DIRECTIONS FOR THIS TASK:
Transcribe all of the material below word for word and leave out its pictures.

DATA SHOWN:
========

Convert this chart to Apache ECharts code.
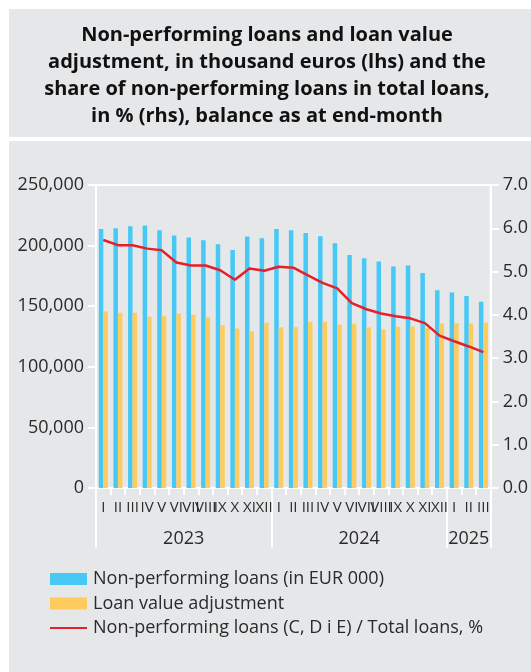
<!DOCTYPE html>
<html>
<head>
<meta charset="utf-8">
<script src="https://cdn.jsdelivr.net/npm/echarts@6/dist/echarts.min.js"></script>
<style>
html,body{margin:0;padding:0;background:#fff;}
#c{width:531px;height:672px;}
</style>
</head>
<body>
<div id="c"></div>
<script>
// ---- data ----
const monthLabels = ['I','II','III','IV','V','VI','VII','VIII','IX','X','XI','XII',
                     'I','II','III','IV','V','VI','VII','VIII','IX','X','XI','XII',
                     'I','II','III'];
const years = ['2023','2024','2025'];
const monthsPerYear = [12, 12, 3];
const nplValues = [213600,214400,216000,216600,212700,208400,206700,204500,201200,196400,207500,206000,
                   213600,212700,210300,207800,202000,192300,189600,186800,182700,183500,177400,163100,
                   161400,158400,153700];
const lvaValues = [145700,144600,144600,141300,142100,144000,143000,140700,134300,131600,129400,136300,
                   132700,132700,137200,137200,134900,135500,132400,130800,133000,133300,132200,135800,
                   136000,135800,136600];
const shareValues = [5.73,5.61,5.61,5.53,5.49,5.21,5.14,5.14,5.03,4.81,5.07,5.02,
                     5.11,5.09,4.91,4.74,4.61,4.27,4.13,4.03,3.97,3.92,3.81,3.52,
                     3.39,3.27,3.14];
const leftTicks = {min: 0, max: 250000, interval: 50000};
const rightTicks = {min: 0, max: 7, interval: 1};

// derived
const categories = monthLabels.map((m, i) => i + '|' + m);
const yearBounds = [0];
monthsPerYear.forEach(n => yearBounds.push(yearBounds[yearBounds.length - 1] + n));
const yearCenters = years.map((y, i) => (yearBounds[i] + yearBounds[i + 1]) / 2);

const FONT = '"Open Sans", "DejaVu Sans", sans-serif';
const TXT = '#2a2a2a';
const PANEL = '#e6e7e9';

const chart = echarts.init(document.getElementById('c'), null, {renderer: 'canvas'});
chart.setOption({
  backgroundColor: '#fff',
  animation: false,
  graphic: {
    elements: [
      {type: 'rect', z: -100, silent: true, shape: {x: 9, y: 9, width: 522, height: 128}, style: {fill: PANEL}},
      {type: 'rect', z: -100, silent: true, shape: {x: 9, y: 141, width: 522, height: 531}, style: {fill: PANEL}}
    ]
  },
  title: {
    text: 'Non-performing loans and loan value\nadjustment, in thousand euros (lhs) and the\nshare of non-performing loans in total loans,\nin % (rhs), balance as at end-month',
    left: 267,
    textAlign: 'center',
    top: 22,
    padding: 0,
    textStyle: {fontFamily: FONT, fontWeight: 'bold', fontSize: 20, lineHeight: 27, color: '#111'}
  },
  grid: {
    left: 96, right: 37, top: 185, bottom: 184,
    show: true, borderColor: '#fff', borderWidth: 2, backgroundColor: 'transparent'
  },
  legend: {
    orient: 'vertical',
    left: 49,
    top: 570,
    itemWidth: 37,
    itemHeight: 12,
    itemGap: 6.5,
    padding: 0,
    textStyle: {fontFamily: FONT, fontSize: 18, lineHeight: 18, color: TXT, padding: [0, 0, 0, 1]},
    data: [
      {name: 'Non-performing loans (in EUR 000)', icon: 'rect'},
      {name: 'Loan value adjustment', icon: 'rect'},
      {name: 'Non-performing loans (C, D i E) / Total loans, %', itemStyle: {opacity: 0}}
    ]
  },
  xAxis: [
    {
      type: 'category',
      data: categories,
      boundaryGap: true,
      axisLine: {show: true, lineStyle: {color: '#fff', width: 2}},
      axisTick: {show: true, interval: 0, length: 7, lineStyle: {color: '#fff', width: 2}},
      axisLabel: {interval: 0, margin: 12, fontFamily: FONT, fontSize: 15, color: TXT,
                  formatter: v => v.split('|')[1]},
      splitLine: {show: false}
    },
    {
      type: 'value',
      min: yearBounds[0],
      max: yearBounds[yearBounds.length - 1],
      position: 'bottom',
      axisLine: {show: false},
      axisTick: {show: true, customValues: yearBounds, length: 60, lineStyle: {color: '#fff', width: 2}},
      axisLabel: {show: true, customValues: yearCenters, margin: 42, fontFamily: FONT, fontSize: 18, color: TXT,
                  formatter: v => years[yearCenters.indexOf(v)]},
      splitLine: {show: false}
    }
  ],
  yAxis: [
    {
      type: 'value',
      min: leftTicks.min, max: leftTicks.max, interval: leftTicks.interval,
      axisLine: {show: true, lineStyle: {color: '#fff', width: 2}},
      axisTick: {show: true, length: 8, lineStyle: {color: '#fff', width: 2}},
      axisLabel: {margin: 12, fontFamily: FONT, fontSize: 18, color: TXT,
                  formatter: v => v.toLocaleString('en-US')},
      splitLine: {show: false}
    },
    {
      type: 'value',
      position: 'right',
      min: rightTicks.min, max: rightTicks.max, interval: rightTicks.interval,
      axisLine: {show: true, lineStyle: {color: '#fff', width: 2}},
      axisTick: {show: true, length: 8, lineStyle: {color: '#fff', width: 2}},
      axisLabel: {margin: 12, fontFamily: FONT, fontSize: 18, color: TXT,
                  formatter: v => v.toFixed(1)},
      splitLine: {show: false}
    }
  ],
  series: [
    {
      name: 'Non-performing loans (in EUR 000)',
      type: 'bar',
      data: nplValues,
      barWidth: 4.5,
      barGap: '0%',
      itemStyle: {color: '#47c8f5'}
    },
    {
      name: 'Loan value adjustment',
      type: 'bar',
      data: lvaValues,
      barWidth: 4.5,
      barGap: '0%',
      itemStyle: {color: '#fdcb5e'}
    },
    {
      name: 'Non-performing loans (C, D i E) / Total loans, %',
      type: 'line',
      yAxisIndex: 1,
      data: shareValues,
      symbol: 'none',
      lineStyle: {color: '#e4202a', width: 2.5},
      itemStyle: {color: '#e4202a'},
      z: 5
    }
  ]
});
</script>
</body>
</html>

========

CORRECT RESULT:
Convert this chart to Apache ECharts code.
<!DOCTYPE html>
<html>
<head>
<meta charset="utf-8">
<script src="https://cdn.jsdelivr.net/npm/echarts@6/dist/echarts.min.js"></script>
<style>
html,body{margin:0;padding:0;background:#fff;}
#c{width:531px;height:672px;}
</style>
</head>
<body>
<div id="c"></div>
<script>
// ---- data ----
const monthLabels = ['I','II','III','IV','V','VI','VII','VIII','IX','X','XI','XII',
                     'I','II','III','IV','V','VI','VII','VIII','IX','X','XI','XII',
                     'I','II','III'];
const years = ['2023','2024','2025'];
const monthsPerYear = [12, 12, 3];
const nplValues = [213600,214400,216000,216600,212700,208400,206700,204500,201200,196400,207500,206000,
                   213600,212700,210300,207800,202000,192300,189600,186800,182700,183500,177400,163100,
                   161400,158400,153700];
const lvaValues = [145700,144600,144600,141300,142100,144000,143000,140700,134300,131600,129400,136300,
                   132700,132700,137200,137200,134900,135500,132400,130800,133000,133300,132200,135800,
                   136000,135800,136600];
const shareValues = [5.73,5.61,5.61,5.53,5.49,5.21,5.14,5.14,5.03,4.81,5.07,5.02,
                     5.11,5.09,4.91,4.74,4.61,4.27,4.13,4.03,3.97,3.92,3.81,3.52,
                     3.39,3.27,3.14];
const leftTicks = {min: 0, max: 250000, interval: 50000};
const rightTicks = {min: 0, max: 7, interval: 1};

// derived
const categories = monthLabels.map((m, i) => i + '|' + m);
const yearBounds = [0];
monthsPerYear.forEach(n => yearBounds.push(yearBounds[yearBounds.length - 1] + n));
const yearCenters = years.map((y, i) => (yearBounds[i] + yearBounds[i + 1]) / 2);

const FONT = '"Open Sans", "DejaVu Sans", sans-serif';
const TXT = '#2a2a2a';
const PANEL = '#e6e7e9';

const chart = echarts.init(document.getElementById('c'), null, {renderer: 'canvas'});
chart.setOption({
  backgroundColor: '#fff',
  animation: false,
  graphic: {
    elements: [
      {type: 'rect', z: -100, silent: true, shape: {x: 9, y: 9, width: 522, height: 128}, style: {fill: PANEL}},
      {type: 'rect', z: -100, silent: true, shape: {x: 9, y: 141, width: 522, height: 531}, style: {fill: PANEL}}
    ]
  },
  title: {
    text: 'Non-performing loans and loan value\nadjustment, in thousand euros (lhs) and the\nshare of non-performing loans in total loans,\nin % (rhs), balance as at end-month',
    left: 267,
    textAlign: 'center',
    top: 22,
    padding: 0,
    textStyle: {fontFamily: FONT, fontWeight: 'bold', fontSize: 20, lineHeight: 27, color: '#111'}
  },
  grid: {
    left: 96, right: 37, top: 185, bottom: 184,
    show: true, borderColor: '#fff', borderWidth: 2, backgroundColor: 'transparent'
  },
  legend: {
    orient: 'vertical',
    left: 49,
    top: 570,
    itemWidth: 37,
    itemHeight: 12,
    itemGap: 6.5,
    padding: 0,
    textStyle: {fontFamily: FONT, fontSize: 18, lineHeight: 18, color: TXT, padding: [0, 0, 0, 1]},
    data: [
      {name: 'Non-performing loans (in EUR 000)', icon: 'rect'},
      {name: 'Loan value adjustment', icon: 'rect'},
      {name: 'Non-performing loans (C, D i E) / Total loans, %', itemStyle: {opacity: 0}}
    ]
  },
  xAxis: [
    {
      type: 'category',
      data: categories,
      boundaryGap: true,
      axisLine: {show: true, lineStyle: {color: '#fff', width: 2}},
      axisTick: {show: true, interval: 0, length: 7, lineStyle: {color: '#fff', width: 2}},
      axisLabel: {interval: 0, margin: 12, fontFamily: FONT, fontSize: 15, color: TXT,
                  formatter: v => v.split('|')[1]},
      splitLine: {show: false}
    },
    {
      type: 'value',
      min: yearBounds[0],
      max: yearBounds[yearBounds.length - 1],
      position: 'bottom',
      axisLine: {show: false},
      axisTick: {show: true, customValues: yearBounds, length: 60, lineStyle: {color: '#fff', width: 2}},
      axisLabel: {show: true, customValues: yearCenters, margin: 42, fontFamily: FONT, fontSize: 18, color: TXT,
                  formatter: v => years[yearCenters.indexOf(v)]},
      splitLine: {show: false}
    }
  ],
  yAxis: [
    {
      type: 'value',
      min: leftTicks.min, max: leftTicks.max, interval: leftTicks.interval,
      axisLine: {show: true, lineStyle: {color: '#fff', width: 2}},
      axisTick: {show: true, length: 8, lineStyle: {color: '#fff', width: 2}},
      axisLabel: {margin: 12, fontFamily: FONT, fontSize: 18, color: TXT,
                  formatter: v => v.toLocaleString('en-US')},
      splitLine: {show: false}
    },
    {
      type: 'value',
      position: 'right',
      min: rightTicks.min, max: rightTicks.max, interval: rightTicks.interval,
      axisLine: {show: true, lineStyle: {color: '#fff', width: 2}},
      axisTick: {show: true, length: 8, lineStyle: {color: '#fff', width: 2}},
      axisLabel: {margin: 12, fontFamily: FONT, fontSize: 18, color: TXT,
                  formatter: v => v.toFixed(1)},
      splitLine: {show: false}
    }
  ],
  series: [
    {
      name: 'Non-performing loans (in EUR 000)',
      type: 'bar',
      data: nplValues,
      barWidth: 4.5,
      barGap: '0%',
      itemStyle: {color: '#47c8f5'}
    },
    {
      name: 'Loan value adjustment',
      type: 'bar',
      data: lvaValues,
      barWidth: 4.5,
      barGap: '0%',
      itemStyle: {color: '#fdcb5e'}
    },
    {
      name: 'Non-performing loans (C, D i E) / Total loans, %',
      type: 'line',
      yAxisIndex: 1,
      data: shareValues,
      symbol: 'none',
      lineStyle: {color: '#e4202a', width: 2.5},
      itemStyle: {color: '#e4202a'},
      z: 5
    }
  ]
});
</script>
</body>
</html>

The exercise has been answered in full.